### SHORT TASK
Gather up every line that includes the string "chart".

### INPUT RECORDS
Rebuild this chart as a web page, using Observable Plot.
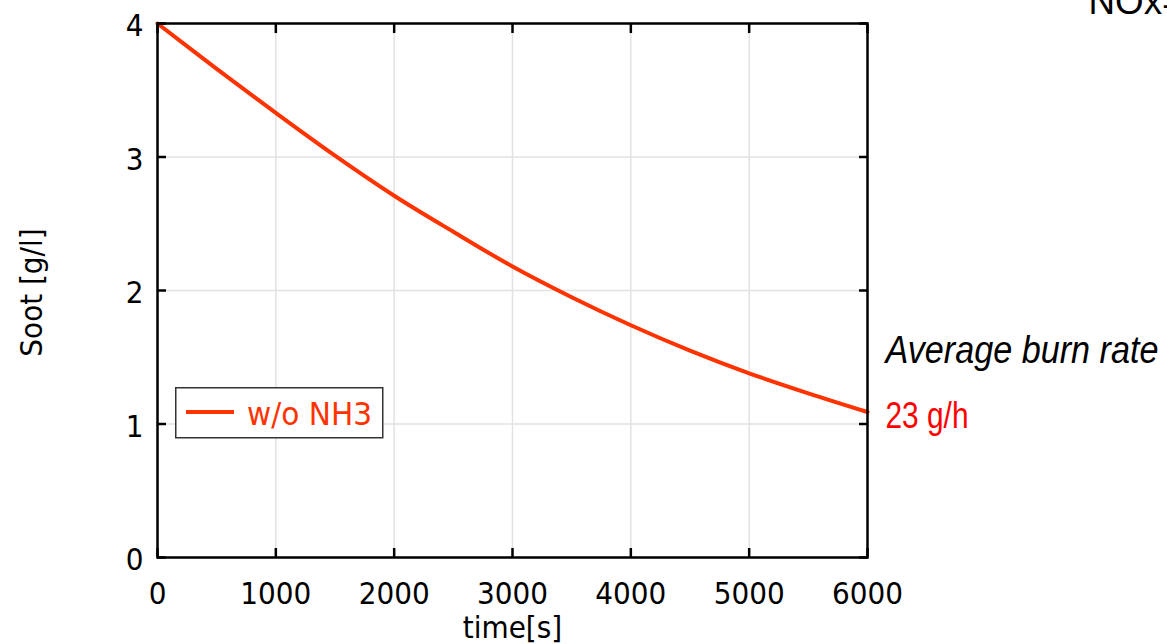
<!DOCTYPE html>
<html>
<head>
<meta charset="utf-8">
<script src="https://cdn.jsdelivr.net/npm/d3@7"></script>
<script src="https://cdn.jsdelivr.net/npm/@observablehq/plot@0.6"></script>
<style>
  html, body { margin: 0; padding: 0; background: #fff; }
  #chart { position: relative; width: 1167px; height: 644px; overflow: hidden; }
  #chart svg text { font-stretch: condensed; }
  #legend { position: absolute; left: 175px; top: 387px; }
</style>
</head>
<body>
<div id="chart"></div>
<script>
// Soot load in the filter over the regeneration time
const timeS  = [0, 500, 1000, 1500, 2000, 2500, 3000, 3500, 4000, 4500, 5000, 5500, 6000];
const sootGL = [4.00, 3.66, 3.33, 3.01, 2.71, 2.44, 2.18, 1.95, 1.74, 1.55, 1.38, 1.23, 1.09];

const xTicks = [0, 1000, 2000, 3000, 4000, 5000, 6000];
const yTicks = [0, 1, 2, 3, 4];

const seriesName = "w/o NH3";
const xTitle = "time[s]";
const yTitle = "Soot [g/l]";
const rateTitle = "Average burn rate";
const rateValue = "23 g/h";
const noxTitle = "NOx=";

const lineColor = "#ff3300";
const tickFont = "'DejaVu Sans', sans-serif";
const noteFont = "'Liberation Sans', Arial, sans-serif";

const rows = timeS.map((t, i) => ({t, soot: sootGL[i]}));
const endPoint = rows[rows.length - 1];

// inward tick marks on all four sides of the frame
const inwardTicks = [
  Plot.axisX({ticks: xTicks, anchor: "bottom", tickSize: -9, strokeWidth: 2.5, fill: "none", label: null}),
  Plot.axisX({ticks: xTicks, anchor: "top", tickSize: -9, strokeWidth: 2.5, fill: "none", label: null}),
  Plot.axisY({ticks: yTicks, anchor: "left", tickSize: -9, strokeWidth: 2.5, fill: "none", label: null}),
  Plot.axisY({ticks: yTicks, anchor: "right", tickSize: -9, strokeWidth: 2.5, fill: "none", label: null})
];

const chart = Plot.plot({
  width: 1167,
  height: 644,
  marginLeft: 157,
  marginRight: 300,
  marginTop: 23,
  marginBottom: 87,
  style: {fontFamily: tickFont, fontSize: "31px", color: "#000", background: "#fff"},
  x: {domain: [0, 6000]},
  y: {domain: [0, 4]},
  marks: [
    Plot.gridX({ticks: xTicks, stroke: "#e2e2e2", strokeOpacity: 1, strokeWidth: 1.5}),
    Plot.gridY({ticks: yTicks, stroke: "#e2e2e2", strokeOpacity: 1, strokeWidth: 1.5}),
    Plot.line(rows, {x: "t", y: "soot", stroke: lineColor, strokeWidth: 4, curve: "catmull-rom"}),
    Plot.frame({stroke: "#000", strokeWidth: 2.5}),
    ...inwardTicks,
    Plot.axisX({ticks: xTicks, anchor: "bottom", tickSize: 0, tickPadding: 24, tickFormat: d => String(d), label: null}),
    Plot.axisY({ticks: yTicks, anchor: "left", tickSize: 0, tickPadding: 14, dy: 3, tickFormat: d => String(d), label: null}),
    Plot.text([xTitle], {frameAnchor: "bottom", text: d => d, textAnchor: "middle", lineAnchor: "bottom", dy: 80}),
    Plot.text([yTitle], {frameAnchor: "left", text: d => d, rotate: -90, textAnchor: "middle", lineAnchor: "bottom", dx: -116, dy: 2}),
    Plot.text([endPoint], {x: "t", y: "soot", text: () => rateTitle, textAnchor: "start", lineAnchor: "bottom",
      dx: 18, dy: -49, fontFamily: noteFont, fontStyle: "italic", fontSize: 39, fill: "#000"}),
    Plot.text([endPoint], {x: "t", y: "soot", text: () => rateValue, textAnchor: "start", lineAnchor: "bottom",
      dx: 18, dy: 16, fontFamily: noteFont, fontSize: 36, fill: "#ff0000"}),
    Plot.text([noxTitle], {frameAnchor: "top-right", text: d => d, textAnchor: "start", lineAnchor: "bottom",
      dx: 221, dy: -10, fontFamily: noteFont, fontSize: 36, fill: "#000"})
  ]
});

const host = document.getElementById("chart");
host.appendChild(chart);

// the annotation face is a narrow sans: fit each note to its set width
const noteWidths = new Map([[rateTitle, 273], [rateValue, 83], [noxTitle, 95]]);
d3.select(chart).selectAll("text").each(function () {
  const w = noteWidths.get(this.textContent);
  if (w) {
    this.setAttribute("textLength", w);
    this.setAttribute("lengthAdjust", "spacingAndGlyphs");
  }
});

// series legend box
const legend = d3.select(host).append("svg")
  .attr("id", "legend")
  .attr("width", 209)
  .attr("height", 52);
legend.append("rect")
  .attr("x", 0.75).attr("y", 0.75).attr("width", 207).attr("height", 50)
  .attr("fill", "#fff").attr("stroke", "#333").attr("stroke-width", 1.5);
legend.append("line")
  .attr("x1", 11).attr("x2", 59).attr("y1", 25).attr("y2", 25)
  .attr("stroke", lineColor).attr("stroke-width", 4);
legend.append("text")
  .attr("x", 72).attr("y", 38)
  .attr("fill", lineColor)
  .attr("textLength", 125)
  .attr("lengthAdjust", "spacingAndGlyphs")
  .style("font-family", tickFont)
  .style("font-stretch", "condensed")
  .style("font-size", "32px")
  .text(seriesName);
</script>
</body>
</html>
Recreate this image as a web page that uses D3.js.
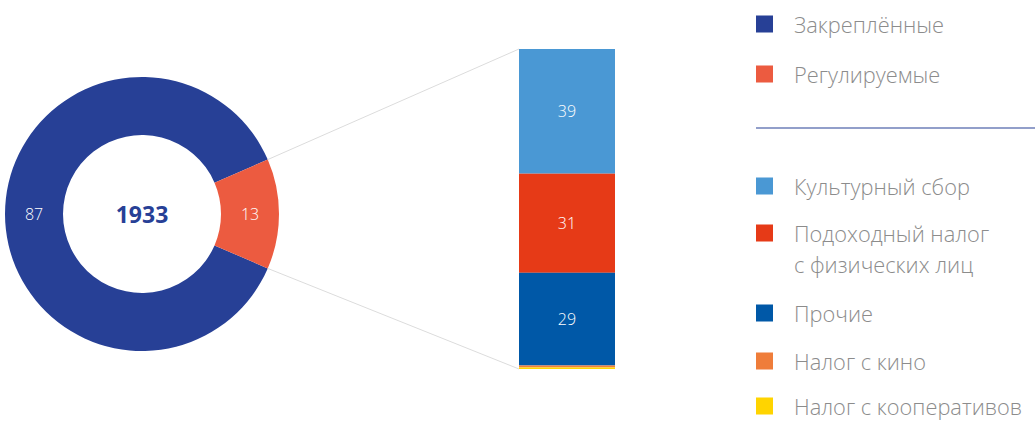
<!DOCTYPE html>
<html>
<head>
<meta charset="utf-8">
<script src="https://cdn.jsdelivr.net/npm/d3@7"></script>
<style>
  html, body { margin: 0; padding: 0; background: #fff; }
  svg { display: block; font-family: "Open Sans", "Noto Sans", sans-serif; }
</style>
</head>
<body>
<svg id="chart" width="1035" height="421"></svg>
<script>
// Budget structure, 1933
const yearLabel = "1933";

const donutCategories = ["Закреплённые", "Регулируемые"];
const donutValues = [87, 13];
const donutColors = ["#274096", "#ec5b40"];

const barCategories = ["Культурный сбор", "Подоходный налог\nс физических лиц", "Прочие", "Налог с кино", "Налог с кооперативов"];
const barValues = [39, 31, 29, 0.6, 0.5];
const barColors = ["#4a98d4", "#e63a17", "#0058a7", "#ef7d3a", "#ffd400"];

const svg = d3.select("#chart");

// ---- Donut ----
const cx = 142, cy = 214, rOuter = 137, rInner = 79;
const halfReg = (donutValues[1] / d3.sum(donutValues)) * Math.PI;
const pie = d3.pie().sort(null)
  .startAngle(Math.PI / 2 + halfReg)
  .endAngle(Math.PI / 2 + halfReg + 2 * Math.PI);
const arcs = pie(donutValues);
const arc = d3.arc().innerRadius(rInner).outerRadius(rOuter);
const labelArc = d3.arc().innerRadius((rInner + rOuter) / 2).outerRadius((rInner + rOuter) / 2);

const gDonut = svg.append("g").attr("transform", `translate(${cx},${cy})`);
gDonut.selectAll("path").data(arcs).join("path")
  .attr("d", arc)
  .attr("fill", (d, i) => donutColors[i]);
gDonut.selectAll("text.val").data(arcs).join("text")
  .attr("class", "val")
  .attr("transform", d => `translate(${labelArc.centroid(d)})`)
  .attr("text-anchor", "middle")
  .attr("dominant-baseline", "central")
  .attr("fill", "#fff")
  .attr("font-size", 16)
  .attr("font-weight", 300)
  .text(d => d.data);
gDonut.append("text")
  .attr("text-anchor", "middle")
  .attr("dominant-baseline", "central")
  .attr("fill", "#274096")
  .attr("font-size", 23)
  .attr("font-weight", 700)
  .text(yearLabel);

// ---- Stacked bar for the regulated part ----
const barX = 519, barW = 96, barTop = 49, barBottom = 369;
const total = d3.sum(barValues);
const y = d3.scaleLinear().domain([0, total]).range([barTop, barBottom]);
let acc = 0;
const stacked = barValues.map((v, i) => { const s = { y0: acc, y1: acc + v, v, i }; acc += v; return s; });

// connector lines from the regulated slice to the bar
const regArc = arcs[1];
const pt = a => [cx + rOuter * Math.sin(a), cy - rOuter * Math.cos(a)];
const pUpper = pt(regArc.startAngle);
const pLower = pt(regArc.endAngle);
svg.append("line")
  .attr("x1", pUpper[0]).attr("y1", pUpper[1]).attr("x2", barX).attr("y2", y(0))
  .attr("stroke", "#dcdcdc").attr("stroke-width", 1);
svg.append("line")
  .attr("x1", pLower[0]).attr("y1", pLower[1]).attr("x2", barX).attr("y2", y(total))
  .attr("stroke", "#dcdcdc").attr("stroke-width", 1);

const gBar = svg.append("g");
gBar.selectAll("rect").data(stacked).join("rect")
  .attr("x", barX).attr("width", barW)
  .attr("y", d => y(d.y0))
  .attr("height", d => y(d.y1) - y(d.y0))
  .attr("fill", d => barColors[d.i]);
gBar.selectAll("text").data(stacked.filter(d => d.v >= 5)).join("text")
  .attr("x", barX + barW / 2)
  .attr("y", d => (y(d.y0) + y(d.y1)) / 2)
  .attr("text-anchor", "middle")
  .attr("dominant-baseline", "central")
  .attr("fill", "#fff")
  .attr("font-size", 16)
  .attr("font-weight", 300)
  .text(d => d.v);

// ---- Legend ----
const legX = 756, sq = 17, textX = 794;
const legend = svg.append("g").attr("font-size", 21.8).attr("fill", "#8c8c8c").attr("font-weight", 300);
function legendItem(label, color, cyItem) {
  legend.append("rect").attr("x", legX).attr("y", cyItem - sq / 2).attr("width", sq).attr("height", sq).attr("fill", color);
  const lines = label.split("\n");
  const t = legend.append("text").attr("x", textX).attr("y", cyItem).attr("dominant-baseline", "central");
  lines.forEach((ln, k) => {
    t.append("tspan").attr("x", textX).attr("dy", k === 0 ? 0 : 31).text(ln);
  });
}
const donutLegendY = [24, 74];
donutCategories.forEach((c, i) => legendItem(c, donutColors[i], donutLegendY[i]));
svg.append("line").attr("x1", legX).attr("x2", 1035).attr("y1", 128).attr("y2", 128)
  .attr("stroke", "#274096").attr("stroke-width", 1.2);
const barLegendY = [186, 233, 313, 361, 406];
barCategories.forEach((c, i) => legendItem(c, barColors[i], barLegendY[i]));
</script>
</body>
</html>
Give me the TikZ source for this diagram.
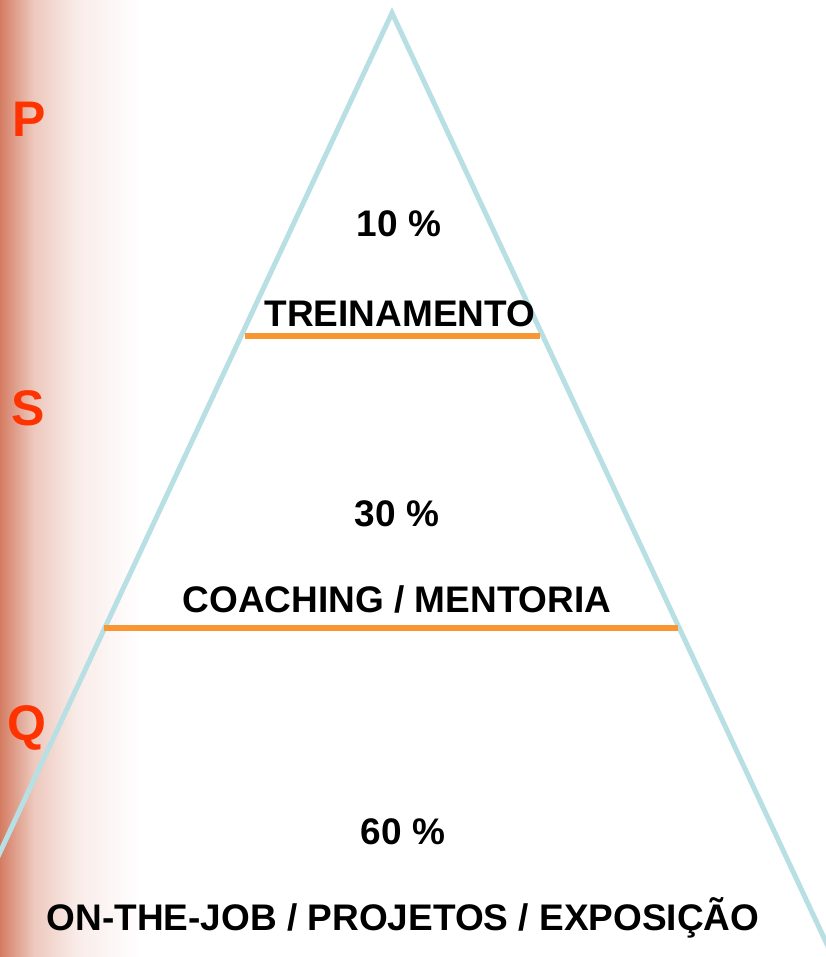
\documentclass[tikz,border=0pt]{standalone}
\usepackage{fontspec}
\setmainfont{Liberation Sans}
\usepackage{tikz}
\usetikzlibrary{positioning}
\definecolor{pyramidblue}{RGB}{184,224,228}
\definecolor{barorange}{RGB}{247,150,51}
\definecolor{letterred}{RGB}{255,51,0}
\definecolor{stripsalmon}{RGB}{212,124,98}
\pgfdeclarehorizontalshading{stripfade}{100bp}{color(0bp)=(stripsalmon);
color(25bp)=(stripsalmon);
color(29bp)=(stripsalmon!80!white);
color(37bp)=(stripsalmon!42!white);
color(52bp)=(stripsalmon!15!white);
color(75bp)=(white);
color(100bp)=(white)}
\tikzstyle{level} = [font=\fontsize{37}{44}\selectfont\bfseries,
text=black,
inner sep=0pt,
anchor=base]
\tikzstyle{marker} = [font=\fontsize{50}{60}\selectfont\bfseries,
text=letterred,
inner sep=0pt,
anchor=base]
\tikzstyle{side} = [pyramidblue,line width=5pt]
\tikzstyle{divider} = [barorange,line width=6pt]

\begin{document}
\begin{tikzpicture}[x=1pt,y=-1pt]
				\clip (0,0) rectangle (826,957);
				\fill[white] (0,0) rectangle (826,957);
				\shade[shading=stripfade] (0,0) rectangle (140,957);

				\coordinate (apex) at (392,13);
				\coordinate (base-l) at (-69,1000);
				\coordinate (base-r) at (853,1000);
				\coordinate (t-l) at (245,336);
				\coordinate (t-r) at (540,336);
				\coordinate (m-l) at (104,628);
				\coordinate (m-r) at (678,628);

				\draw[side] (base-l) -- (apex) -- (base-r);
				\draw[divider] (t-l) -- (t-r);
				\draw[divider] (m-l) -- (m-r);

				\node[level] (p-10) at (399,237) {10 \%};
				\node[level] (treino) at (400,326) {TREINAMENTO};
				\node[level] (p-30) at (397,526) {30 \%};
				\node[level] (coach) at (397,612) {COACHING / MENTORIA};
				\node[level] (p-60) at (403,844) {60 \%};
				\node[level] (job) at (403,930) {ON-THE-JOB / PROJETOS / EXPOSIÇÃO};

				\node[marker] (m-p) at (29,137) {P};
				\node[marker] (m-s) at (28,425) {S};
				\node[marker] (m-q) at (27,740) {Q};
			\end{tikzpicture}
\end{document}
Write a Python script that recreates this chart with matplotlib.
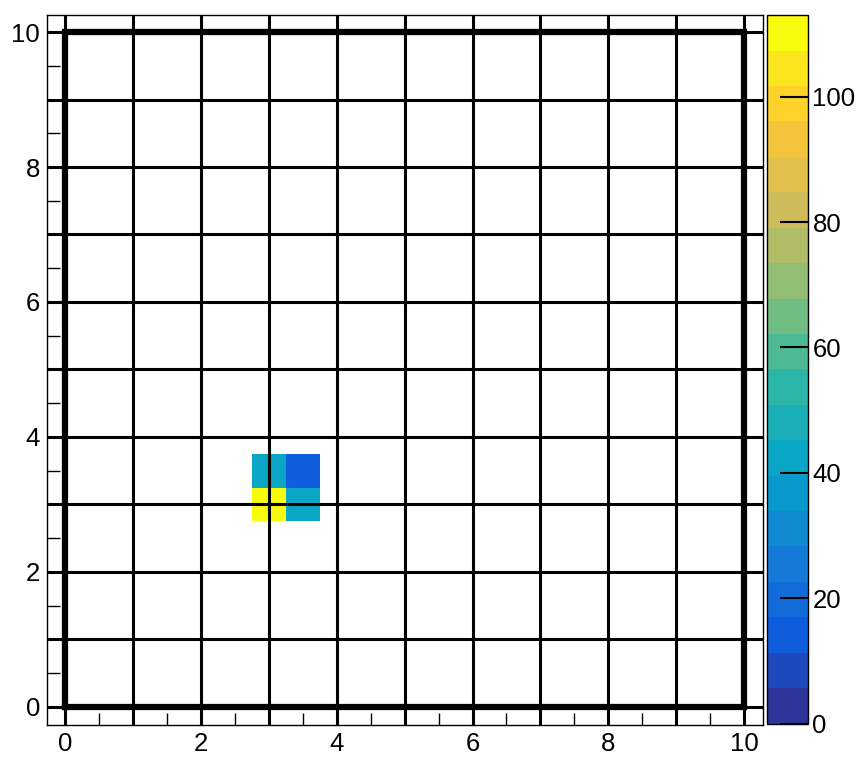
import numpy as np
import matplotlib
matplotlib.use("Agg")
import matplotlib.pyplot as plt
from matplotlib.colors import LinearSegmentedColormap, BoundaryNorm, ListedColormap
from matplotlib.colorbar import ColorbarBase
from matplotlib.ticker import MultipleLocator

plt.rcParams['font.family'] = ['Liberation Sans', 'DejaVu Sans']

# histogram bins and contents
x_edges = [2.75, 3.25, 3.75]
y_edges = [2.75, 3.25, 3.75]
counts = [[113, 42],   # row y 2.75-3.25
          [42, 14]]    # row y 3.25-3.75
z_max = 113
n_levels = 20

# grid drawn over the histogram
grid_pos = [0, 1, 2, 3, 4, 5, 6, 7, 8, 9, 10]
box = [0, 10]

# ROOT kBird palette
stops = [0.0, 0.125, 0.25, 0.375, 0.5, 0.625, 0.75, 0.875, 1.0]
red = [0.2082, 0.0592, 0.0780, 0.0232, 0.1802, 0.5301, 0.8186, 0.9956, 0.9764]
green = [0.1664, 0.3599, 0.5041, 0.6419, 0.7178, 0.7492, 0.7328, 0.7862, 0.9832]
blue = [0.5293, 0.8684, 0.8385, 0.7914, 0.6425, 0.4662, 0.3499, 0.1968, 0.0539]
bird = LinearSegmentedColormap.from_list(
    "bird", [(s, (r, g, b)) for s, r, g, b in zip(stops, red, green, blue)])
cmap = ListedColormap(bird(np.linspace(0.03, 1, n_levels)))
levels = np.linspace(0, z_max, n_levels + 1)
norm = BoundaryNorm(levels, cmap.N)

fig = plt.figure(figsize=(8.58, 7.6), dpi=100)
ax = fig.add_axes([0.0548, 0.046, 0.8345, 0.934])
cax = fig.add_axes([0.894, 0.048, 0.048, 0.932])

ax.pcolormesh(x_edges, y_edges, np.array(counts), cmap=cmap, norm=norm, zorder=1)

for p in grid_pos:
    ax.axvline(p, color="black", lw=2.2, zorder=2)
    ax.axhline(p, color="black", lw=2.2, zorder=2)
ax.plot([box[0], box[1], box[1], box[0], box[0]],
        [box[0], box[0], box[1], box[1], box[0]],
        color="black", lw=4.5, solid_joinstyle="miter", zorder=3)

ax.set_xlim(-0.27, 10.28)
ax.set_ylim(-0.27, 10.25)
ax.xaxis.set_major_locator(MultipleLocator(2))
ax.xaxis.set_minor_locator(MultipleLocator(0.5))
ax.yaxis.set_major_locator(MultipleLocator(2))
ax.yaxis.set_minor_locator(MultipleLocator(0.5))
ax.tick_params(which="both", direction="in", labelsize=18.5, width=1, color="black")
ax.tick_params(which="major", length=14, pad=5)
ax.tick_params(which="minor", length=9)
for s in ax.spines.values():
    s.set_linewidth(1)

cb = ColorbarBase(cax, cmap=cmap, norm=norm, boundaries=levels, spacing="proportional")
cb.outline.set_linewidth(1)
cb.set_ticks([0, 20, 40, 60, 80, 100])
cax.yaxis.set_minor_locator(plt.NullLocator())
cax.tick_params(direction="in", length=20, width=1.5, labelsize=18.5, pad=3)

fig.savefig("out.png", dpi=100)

### OUTPUT BELOW
Rebuild this chart as a web page, using Observable Plot.
  #chart { position: relative; width: 1167px; height: 644px; overflow: hidden; }
  #chart svg text { font-stretch: condensed; }
<div id="chart"></div>
const chart = Plot.plot({
const host = document.getElementById("chart");
host.appendChild(chart);
d3.select(chart).selectAll("text").each(function () {
<svg id="chart" width="1035" height="421"></svg>
const svg = d3.select("#chart");
Write a Python script that recreates this chart with matplotlib.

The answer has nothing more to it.